Events at the SPAMARAMA

   The featured event was the SPAM Cook-Off with two divisions: Open and Professional. Both Cook-Off divisions showcase SPAM  recipes from chefs, local restaurants and caterers, as well as self-proclaimed SPAM  gourmets. Celebrity judges awarded points and trophies in the categories of taste and showmanship. In addition to the top three prizes in each Cook-Off Division, most contestants yearned to take home the top prize, the SPAMERICA Cup trophy, a “traveling” trophy with the previous 28 winner’s names emblazoned thereon! At the other extreme, there are always a few entrants going purely for the “Worst of Show” trophy. And we continued a popular new “tradition” for the third year, the “People’s Choice” award!
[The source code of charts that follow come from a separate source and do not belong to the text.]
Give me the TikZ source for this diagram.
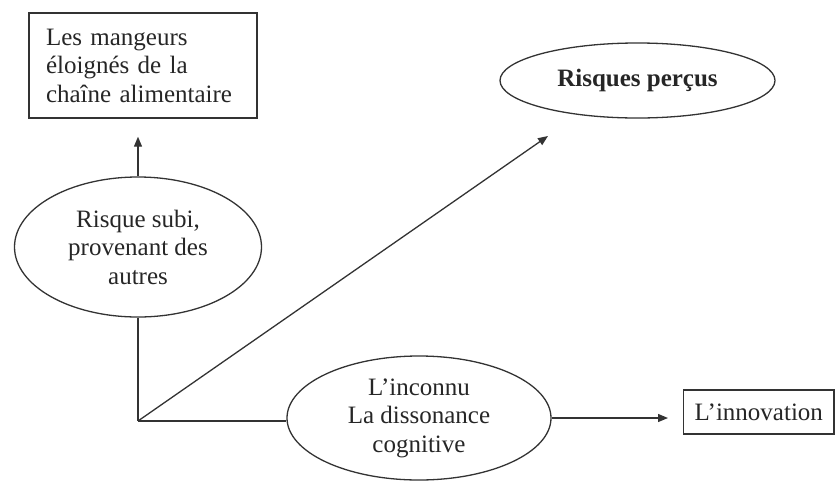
\documentclass[tikz,border=0pt]{standalone}
\usepackage{fontspec}
\setmainfont{Liberation Serif}
\usetikzlibrary{shapes.geometric,arrows.meta}
\tikzset{
  ln/.style={draw=black!80, line width=1.3pt},
  arr/.style={ln, -{Triangle[length=10pt,width=8pt]}},
  box/.style={draw=black!80, line width=1.4pt, rectangle, inner sep=0pt},
  ell/.style={draw=black!80, line width=1.3pt, ellipse, inner sep=0pt, align=center},
  txt/.style={font=\fontsize{25}{28.5}\selectfont, text=black!85}
}
\begin{document}
\begin{tikzpicture}[x=1pt,y=-1pt]
\useasboundingbox (0,0) rectangle (836,480);
\node[box, txt, minimum width=228pt, minimum height=105pt, text width=194pt, align=left] (mang) at (143,65.5)
  {Les mangeurs\\éloignés de la\\chaîne alimentaire};
\node[ell, txt, minimum width=247pt, minimum height=140pt] (subi) at (138,247)
  {Risque subi,\\provenant des\\autres};
\node[ell, txt, minimum width=275pt, minimum height=75pt] (percus) at (637.5,80.5)
  {\bfseries Risques perçus};
\node[ell, txt, minimum width=264pt, minimum height=124pt] (inconnu) at (419,418)
  {L'inconnu\\La dissonance\\cognitive};
\node[box, txt, anchor=west, minimum height=44pt, inner xsep=11pt] (innov) at (683,412)
  {L'innovation};
\coordinate (corner) at (138,421);
\coordinate (tip) at (548,136);
\draw[arr, shorten >=18pt] (subi.north) -- (subi.north |- mang.south);
\draw[ln] (subi.south) -- (corner);
\draw[ln] (corner) -- (corner -| inconnu.west);
\draw[arr] (corner) -- (tip);
\draw[arr, shorten >=15pt] (inconnu.east) -- (inconnu.east -| innov.west);
\end{tikzpicture}
\end{document}
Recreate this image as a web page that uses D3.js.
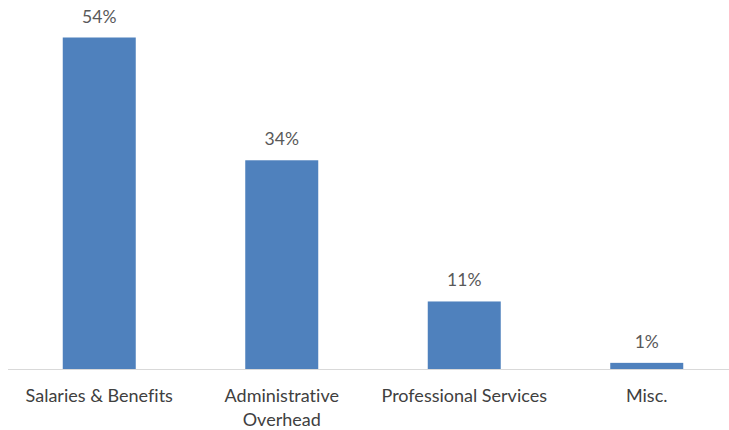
<!DOCTYPE html>
<html>
<head>
<meta charset="utf-8">
<script src="https://cdn.jsdelivr.net/npm/d3@7"></script>
<style>
  html, body { margin: 0; padding: 0; background: #fff; }
  svg { display: block; }
  text { font-variant-ligatures: none; }
</style>
</head>
<body>
<svg id="chart" width="729" height="430"></svg>
<script>
// Expense categories (label lines) and their share of total spending
const categories = ["Salaries & Benefits", "Administrative Overhead", "Professional Services", "Misc."];
const categoryLines = [["Salaries & Benefits"], ["Administrative", "Overhead"], ["Professional Services"], ["Misc."]];
const shares = [54, 34, 11, 1];

const width = 729, height = 430;
const baseline = 369;
const fontFamily = "Lato, 'Open Sans', sans-serif";

const svg = d3.select("#chart");

const x = d3.scaleBand()
  .domain(categories)
  .range([8, 738])
  .paddingInner(0.6)
  .paddingOuter(0.3);

const y = d3.scaleLinear()
  .domain([0, 54])
  .range([baseline, 37.5]);

// Bars
svg.append("g")
  .selectAll("rect")
  .data(shares)
  .join("rect")
  .attr("x", (d, i) => x(categories[i]))
  .attr("y", d => y(d))
  .attr("width", x.bandwidth())
  .attr("height", d => baseline - y(d))
  .attr("fill", "#4F81BD");

// Value labels above bars
svg.append("g")
  .selectAll("text")
  .data(shares)
  .join("text")
  .attr("x", (d, i) => x(categories[i]) + x.bandwidth() / 2)
  .attr("y", d => y(d) - 15)
  .attr("text-anchor", "middle")
  .attr("font-family", fontFamily)
  .attr("font-size", 17.5)
  .attr("fill", "#595959")
  .text(d => d + "%");

// Category axis
const axis = svg.append("g")
  .attr("transform", `translate(0,${baseline})`)
  .call(d3.axisBottom(x).tickSize(0).tickFormat(""));
axis.select(".domain")
  .attr("d", `M8,0.5H${width}`)
  .attr("stroke", "#D9D9D9")
  .attr("stroke-width", 1);

const labels = svg.append("g")
  .selectAll("text")
  .data(categories)
  .join("text")
  .attr("x", d => x(d) + x.bandwidth() / 2)
  .attr("y", baseline + 33)
  .attr("text-anchor", "middle")
  .attr("font-family", fontFamily)
  .attr("font-size", 18)
  .attr("fill", "#404040");

labels.selectAll("tspan")
  .data((d, i) => categoryLines[i])
  .join("tspan")
  .attr("x", function () { return this.parentNode.getAttribute("x"); })
  .attr("dy", (d, i) => i === 0 ? 0 : 24)
  .text(d => d);
</script>
</body>
</html>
SPAMALYMPICS   The SPAMALYMPICS  featured time-tested events for the 29th annual competition. One’s imagination is the limit when you compete in events such as the SPAM  Disc Shoot, the SPAM  Call (remotely similar to a hog call), the SPAM  Can Relay and the SPAMBURGER Eating Contest.

SPAM JAM Non-stop Austin-based music, the SPAM JAM, will be on stage for the duration of the event, 12 noon until 6 p.m. Some of the bands that are performing are the Uranium Savages, the SowPremes and the Mother Truckers!